What if this were to be the last Thanksgiving you spent with your Mom? What would you say to her? Now that you too have gone through the pain of childbirth and have children of your own, do you have a higher respect and understanding of what your mom went through for you?

Would you ask your mom how she juggled raising five children, taking care of a husband, two dogs, one cat, and grocery shopping, cooking dinner every night and still — somehow — have time left over to help out with everyone’s homework? You really would like to know how she managed all that because you can’t and you only have two kids.

Would you tell your mom you really didn’t mean to take her for granted now that you too do laundry every morning before going to work and every night after dinner? Will you tell her now you understand why she got mad when you didn’t take the stacks of clean clothes upstairs and put them away when she asked you to? If you did take the clothes upstairs, they stayed on the floor of your closet and got dirty again. Then you simply put them back into the laundry hamper, making your mom do countless more loads than needed.

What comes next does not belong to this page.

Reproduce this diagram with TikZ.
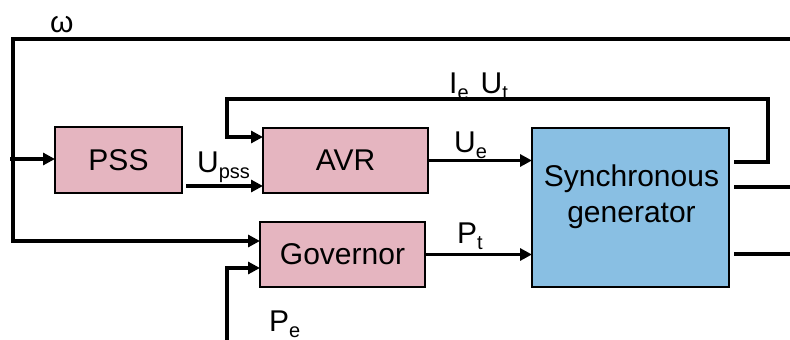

Would you now have empathy for your mom who tried to stretch money as far as it would go by cooking pot roast twice a week, even though you protested every time that you hated it? Would you let her know you realize now why she got mad when anyone wasted food? Food was expensive back then as it is now.

At this “last Thanksgiving,” would you tell her you now appreciate everything she tried to do for you, all of the sacrifices she made and all of the life lessons she tried to teach in the eighteen short years you lived with her? Would you tell her that those lessons you resisted so hard and didn’t listen to are the same ones you’re now trying hard to teach your children? Would you ask her for help, ‘cause for some reason you kids won’t listen either.

What if this were to be the last Thanksgiving you spent with your dad? What would you say to him? Now that you’re bigger and stronger than he is, would you stand up to him and finally say what you think — telling him all the things you wanted to tell him when you were growing up but were too small and afraid to do so? Would you say you resented all of his rules and his constantly telling you what to do?

Now that you have children, would you tell your dad that you didn’t like it when he took the car away and made you walk for three months after you got that speeding ticket in front of a school zone? Would you tell your dad how unfair you thought it was that he lent you money when you asked but made you pay it back by working for him so you could learn the value of a dollar — unlike the other kids you grew up with.

If this were the last Thanksgiving I spent with my dad, what would I say? When I saw him, I’d walk up to him, hug him and say, “Thanks, Dad, for giving.” If this were the last Thanksgiving I spent with my Mom, what would I say? I would say, “Thanks, Mom, for giving and putting your life on hold to raise us five kids.” Sadly though, I will never get that chance; Mom has been gone for many Thanksgivings now.

When you’re giving thanks for the dry turkey, sweet potatoes, corn bread stuffing, deviled eggs, and pumpkin pie next Thursday, be sure to look up and give thanks to those who took care of you for the first 18 years of your life - and some of us for a little bit longer. Give thanks to those people this Thanksgiving ‘cause, “Everyone knows when they were born, but no one knows when they’re going to die.”